From the Book of Taliesin, ‘Tidings Have Come to Me from Kalchvynd*”:
“When [the army of] Erechwyd returned from the country of Cludwys [Strathclyde], no cow lowed for its calf. The [?] manifestation of Mabon from the other realm, [in] the battle where Owein fought for the cattle of his country. …
Whoever saw Mabon on his white-flanked ardent [steed], as men mingled, contending for Reget’s cattle, unless it were by means of wings that they flew, only as corpses, would they go from Mabon.
Of encounter, descent, and onset of battle in the realm of Mabon, the inexorable cleaver; when Owein fought to defend his father’s cattle, which washed shields of waxen hawthorn burst forth….
When the king, leader of chieftains [lit. ‘dragons’], ordered battle…cattle for Mabon. In the encounter of [?]heroes, there were stiff red corpses, it was a joy which came to carrion crows. Men tell of it, after the [?] uproar of battle, no one escaped the shield of Owein. The broken shield of a fighter in the adversity of combat; he would not drive cattle without reddening faces….
…battle before great Owein, whose giving is great. Early in the morning, men fell fighting for land. Where Owein attacked for the sake of Erechwyd [part of Rheged] blessed land, he [?] secured his father’s battle-gains.” (Koch trans, p. 350-351).
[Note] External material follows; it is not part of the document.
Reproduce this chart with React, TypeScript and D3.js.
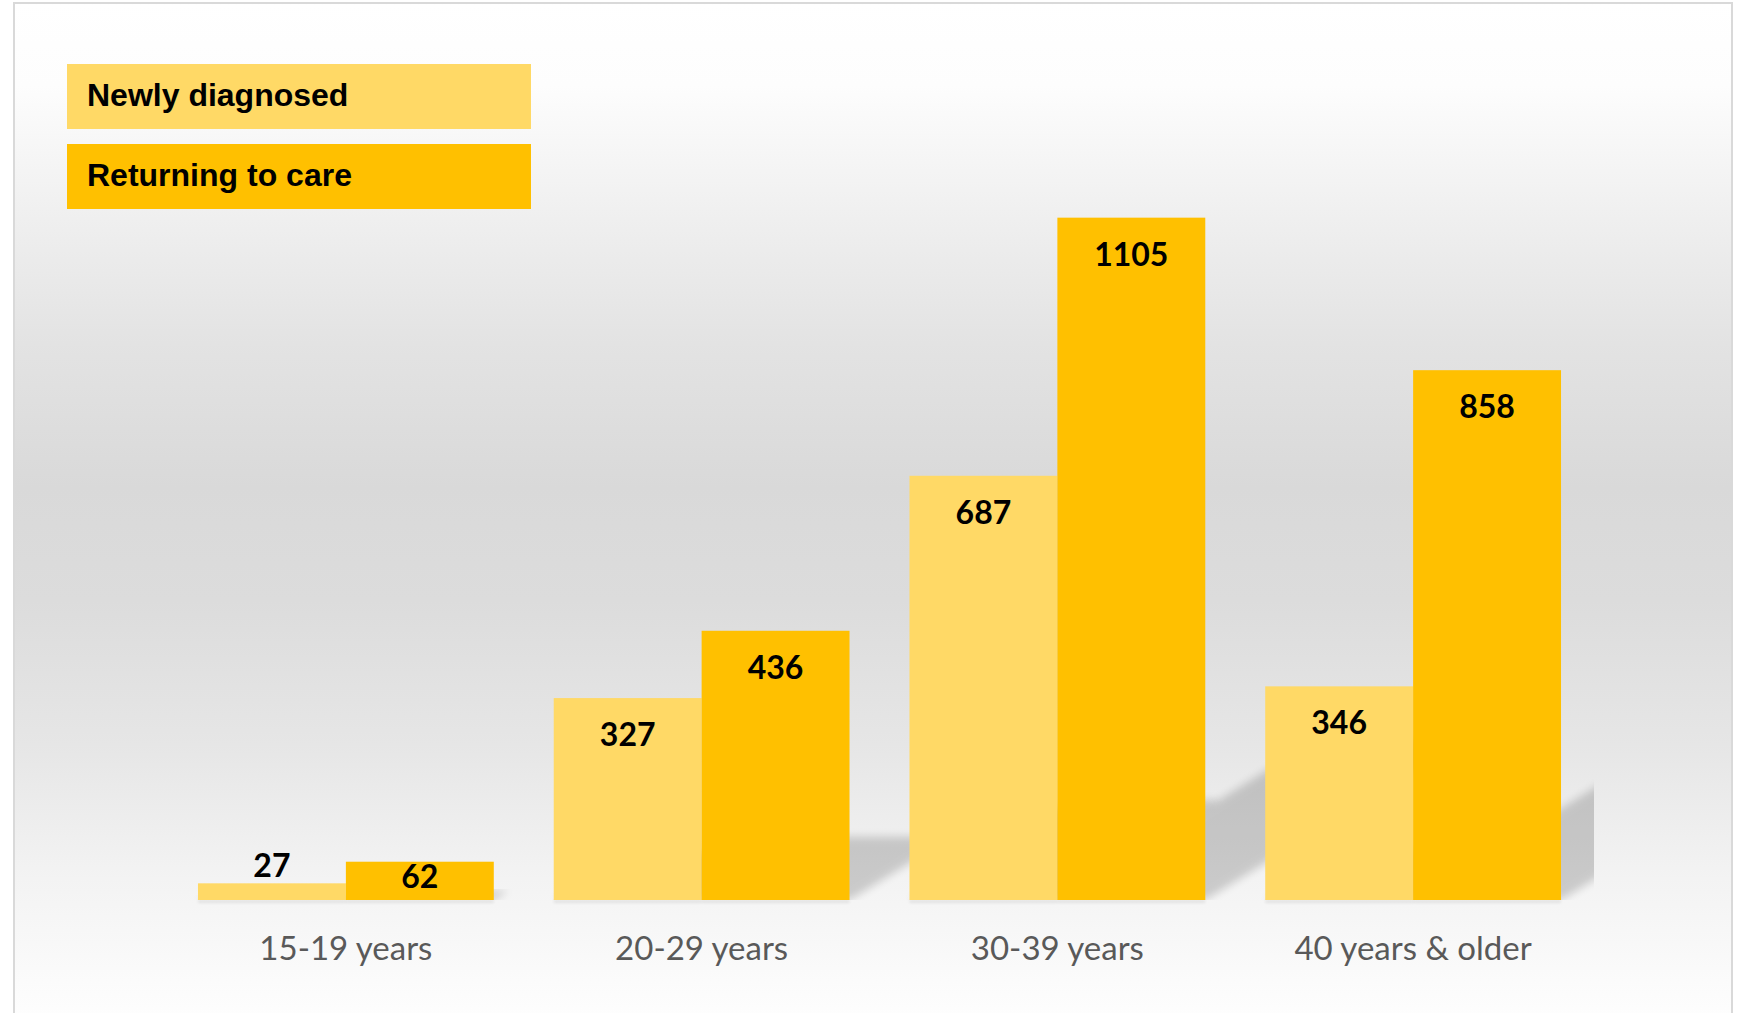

The whole flowering of folklore may well come from the association of Owain ap Urien with the Celtic god Mabon. Owain’s father Urien died during the reign of Theodoric of Bernicia, who king lists place in the mid-570s. Owain’s brother Rhun is mentioned several times in the Historia Brittonum and may be related in some way to the baptism of Edwin of Deira in the 620s. Rhun’s granddaughter is believed to have been the first wife of King Oswiu of Bernicia/Northumbria. In general, Owain’s family was involved in fighting the establishment of the English kingdom of Bernicia and eventually marry into it.
*Kalchvynyd is a lost British kingdom mentioned several times in Old Welsh literature. It’s name means chalk or limestone mountain and is generally localized around the area of the Cotswolds or Chilterns in southern England. Here the poet is contrasting the ill tidings from battles in the south with their successes in the north.
John T Koch (in collaboration with John Carey) The Celtic Heroic Age: Literary Sources for Ancient Celtic Europe and Early Ireland and Wales. Celtic Studies Publications, 1995.